THE EXERCISE | Can you print the data exactly and leave out each image?
==== DATA SHOWN
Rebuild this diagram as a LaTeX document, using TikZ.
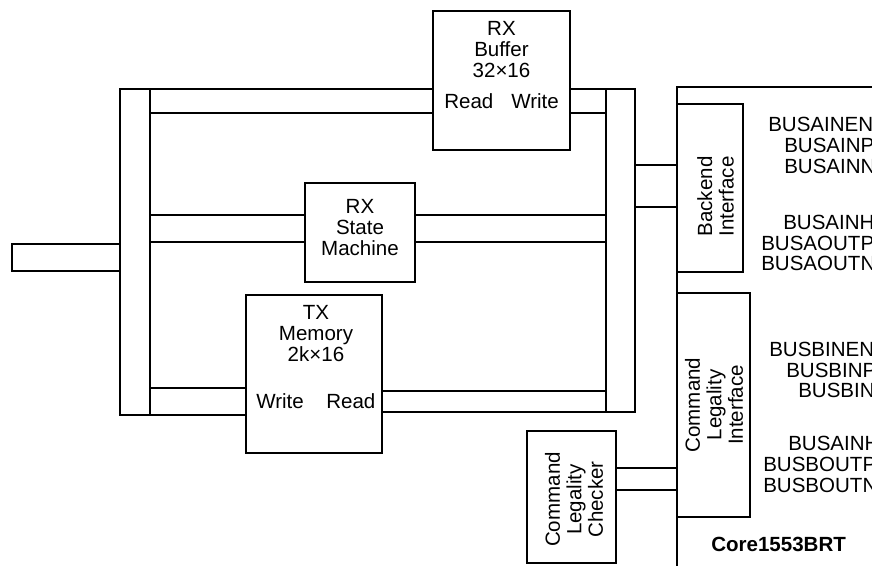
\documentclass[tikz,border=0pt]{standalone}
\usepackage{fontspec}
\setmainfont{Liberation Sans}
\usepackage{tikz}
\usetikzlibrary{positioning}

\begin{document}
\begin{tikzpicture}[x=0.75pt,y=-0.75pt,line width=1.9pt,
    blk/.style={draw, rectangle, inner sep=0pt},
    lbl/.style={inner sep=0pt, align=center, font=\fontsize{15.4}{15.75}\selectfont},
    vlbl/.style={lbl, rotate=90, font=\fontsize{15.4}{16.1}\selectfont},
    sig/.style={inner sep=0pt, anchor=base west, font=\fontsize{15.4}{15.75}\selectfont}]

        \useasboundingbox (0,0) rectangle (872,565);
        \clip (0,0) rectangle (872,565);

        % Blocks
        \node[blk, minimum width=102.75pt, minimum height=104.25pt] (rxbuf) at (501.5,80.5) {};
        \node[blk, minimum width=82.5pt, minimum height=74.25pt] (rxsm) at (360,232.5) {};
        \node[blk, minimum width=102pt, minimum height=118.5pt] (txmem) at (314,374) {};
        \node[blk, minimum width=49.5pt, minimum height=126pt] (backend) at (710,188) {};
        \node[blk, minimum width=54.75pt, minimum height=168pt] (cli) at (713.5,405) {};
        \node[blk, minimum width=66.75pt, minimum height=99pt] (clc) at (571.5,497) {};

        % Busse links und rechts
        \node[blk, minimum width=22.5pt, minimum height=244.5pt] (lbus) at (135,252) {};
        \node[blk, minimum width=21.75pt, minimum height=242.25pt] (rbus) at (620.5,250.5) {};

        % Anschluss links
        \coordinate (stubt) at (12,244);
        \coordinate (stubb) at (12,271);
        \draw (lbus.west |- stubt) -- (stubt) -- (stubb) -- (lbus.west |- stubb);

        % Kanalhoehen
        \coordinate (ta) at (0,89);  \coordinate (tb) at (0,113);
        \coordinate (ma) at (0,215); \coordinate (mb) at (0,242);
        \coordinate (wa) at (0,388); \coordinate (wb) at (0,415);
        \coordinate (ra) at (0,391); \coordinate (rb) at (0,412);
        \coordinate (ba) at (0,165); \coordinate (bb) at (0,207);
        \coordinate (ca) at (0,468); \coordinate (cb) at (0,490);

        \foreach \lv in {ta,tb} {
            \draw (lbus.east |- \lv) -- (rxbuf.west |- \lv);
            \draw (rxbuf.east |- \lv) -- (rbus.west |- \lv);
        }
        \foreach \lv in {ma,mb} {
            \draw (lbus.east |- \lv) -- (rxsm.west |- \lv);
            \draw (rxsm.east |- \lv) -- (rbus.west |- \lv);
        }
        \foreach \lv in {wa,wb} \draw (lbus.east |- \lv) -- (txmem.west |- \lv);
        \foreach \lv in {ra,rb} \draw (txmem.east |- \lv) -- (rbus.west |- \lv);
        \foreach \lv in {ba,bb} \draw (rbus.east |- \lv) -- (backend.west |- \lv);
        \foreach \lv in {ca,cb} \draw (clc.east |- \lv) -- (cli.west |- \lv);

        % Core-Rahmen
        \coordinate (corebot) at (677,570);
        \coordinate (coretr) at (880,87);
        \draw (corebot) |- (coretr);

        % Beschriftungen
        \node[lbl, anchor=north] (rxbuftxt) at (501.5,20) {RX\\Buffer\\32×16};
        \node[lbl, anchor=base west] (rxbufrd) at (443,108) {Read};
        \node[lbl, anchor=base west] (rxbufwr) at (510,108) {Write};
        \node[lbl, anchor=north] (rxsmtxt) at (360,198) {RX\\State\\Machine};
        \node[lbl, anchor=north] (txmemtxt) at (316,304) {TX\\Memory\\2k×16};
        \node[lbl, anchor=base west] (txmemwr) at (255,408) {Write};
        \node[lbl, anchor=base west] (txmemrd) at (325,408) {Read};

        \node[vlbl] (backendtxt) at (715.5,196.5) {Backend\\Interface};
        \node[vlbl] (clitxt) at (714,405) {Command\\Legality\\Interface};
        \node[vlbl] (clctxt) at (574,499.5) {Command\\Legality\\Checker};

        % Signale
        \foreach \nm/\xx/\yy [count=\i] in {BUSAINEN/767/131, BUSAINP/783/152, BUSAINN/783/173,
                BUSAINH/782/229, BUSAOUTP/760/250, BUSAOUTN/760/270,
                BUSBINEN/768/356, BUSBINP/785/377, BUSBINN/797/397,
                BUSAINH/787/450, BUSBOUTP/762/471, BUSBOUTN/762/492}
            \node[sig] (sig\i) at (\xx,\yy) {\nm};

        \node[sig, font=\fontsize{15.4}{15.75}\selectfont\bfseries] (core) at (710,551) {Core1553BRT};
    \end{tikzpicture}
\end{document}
========
EXPECTED OUTPUT |
Rebuild this diagram as a LaTeX document, using TikZ.
\documentclass[tikz,border=0pt]{standalone}
\usepackage{fontspec}
\setmainfont{Liberation Sans}
\usepackage{tikz}
\usetikzlibrary{positioning}

\begin{document}
\begin{tikzpicture}[x=0.75pt,y=-0.75pt,line width=1.9pt,
    blk/.style={draw, rectangle, inner sep=0pt},
    lbl/.style={inner sep=0pt, align=center, font=\fontsize{15.4}{15.75}\selectfont},
    vlbl/.style={lbl, rotate=90, font=\fontsize{15.4}{16.1}\selectfont},
    sig/.style={inner sep=0pt, anchor=base west, font=\fontsize{15.4}{15.75}\selectfont}]

        \useasboundingbox (0,0) rectangle (872,565);
        \clip (0,0) rectangle (872,565);

        % Blocks
        \node[blk, minimum width=102.75pt, minimum height=104.25pt] (rxbuf) at (501.5,80.5) {};
        \node[blk, minimum width=82.5pt, minimum height=74.25pt] (rxsm) at (360,232.5) {};
        \node[blk, minimum width=102pt, minimum height=118.5pt] (txmem) at (314,374) {};
        \node[blk, minimum width=49.5pt, minimum height=126pt] (backend) at (710,188) {};
        \node[blk, minimum width=54.75pt, minimum height=168pt] (cli) at (713.5,405) {};
        \node[blk, minimum width=66.75pt, minimum height=99pt] (clc) at (571.5,497) {};

        % Busse links und rechts
        \node[blk, minimum width=22.5pt, minimum height=244.5pt] (lbus) at (135,252) {};
        \node[blk, minimum width=21.75pt, minimum height=242.25pt] (rbus) at (620.5,250.5) {};

        % Anschluss links
        \coordinate (stubt) at (12,244);
        \coordinate (stubb) at (12,271);
        \draw (lbus.west |- stubt) -- (stubt) -- (stubb) -- (lbus.west |- stubb);

        % Kanalhoehen
        \coordinate (ta) at (0,89);  \coordinate (tb) at (0,113);
        \coordinate (ma) at (0,215); \coordinate (mb) at (0,242);
        \coordinate (wa) at (0,388); \coordinate (wb) at (0,415);
        \coordinate (ra) at (0,391); \coordinate (rb) at (0,412);
        \coordinate (ba) at (0,165); \coordinate (bb) at (0,207);
        \coordinate (ca) at (0,468); \coordinate (cb) at (0,490);

        \foreach \lv in {ta,tb} {
            \draw (lbus.east |- \lv) -- (rxbuf.west |- \lv);
            \draw (rxbuf.east |- \lv) -- (rbus.west |- \lv);
        }
        \foreach \lv in {ma,mb} {
            \draw (lbus.east |- \lv) -- (rxsm.west |- \lv);
            \draw (rxsm.east |- \lv) -- (rbus.west |- \lv);
        }
        \foreach \lv in {wa,wb} \draw (lbus.east |- \lv) -- (txmem.west |- \lv);
        \foreach \lv in {ra,rb} \draw (txmem.east |- \lv) -- (rbus.west |- \lv);
        \foreach \lv in {ba,bb} \draw (rbus.east |- \lv) -- (backend.west |- \lv);
        \foreach \lv in {ca,cb} \draw (clc.east |- \lv) -- (cli.west |- \lv);

        % Core-Rahmen
        \coordinate (corebot) at (677,570);
        \coordinate (coretr) at (880,87);
        \draw (corebot) |- (coretr);

        % Beschriftungen
        \node[lbl, anchor=north] (rxbuftxt) at (501.5,20) {RX\\Buffer\\32×16};
        \node[lbl, anchor=base west] (rxbufrd) at (443,108) {Read};
        \node[lbl, anchor=base west] (rxbufwr) at (510,108) {Write};
        \node[lbl, anchor=north] (rxsmtxt) at (360,198) {RX\\State\\Machine};
        \node[lbl, anchor=north] (txmemtxt) at (316,304) {TX\\Memory\\2k×16};
        \node[lbl, anchor=base west] (txmemwr) at (255,408) {Write};
        \node[lbl, anchor=base west] (txmemrd) at (325,408) {Read};

        \node[vlbl] (backendtxt) at (715.5,196.5) {Backend\\Interface};
        \node[vlbl] (clitxt) at (714,405) {Command\\Legality\\Interface};
        \node[vlbl] (clctxt) at (574,499.5) {Command\\Legality\\Checker};

        % Signale
        \foreach \nm/\xx/\yy [count=\i] in {BUSAINEN/767/131, BUSAINP/783/152, BUSAINN/783/173,
                BUSAINH/782/229, BUSAOUTP/760/250, BUSAOUTN/760/270,
                BUSBINEN/768/356, BUSBINP/785/377, BUSBINN/797/397,
                BUSAINH/787/450, BUSBOUTP/762/471, BUSBOUTN/762/492}
            \node[sig] (sig\i) at (\xx,\yy) {\nm};

        \node[sig, font=\fontsize{15.4}{15.75}\selectfont\bfseries] (core) at (710,551) {Core1553BRT};
    \end{tikzpicture}
\end{document}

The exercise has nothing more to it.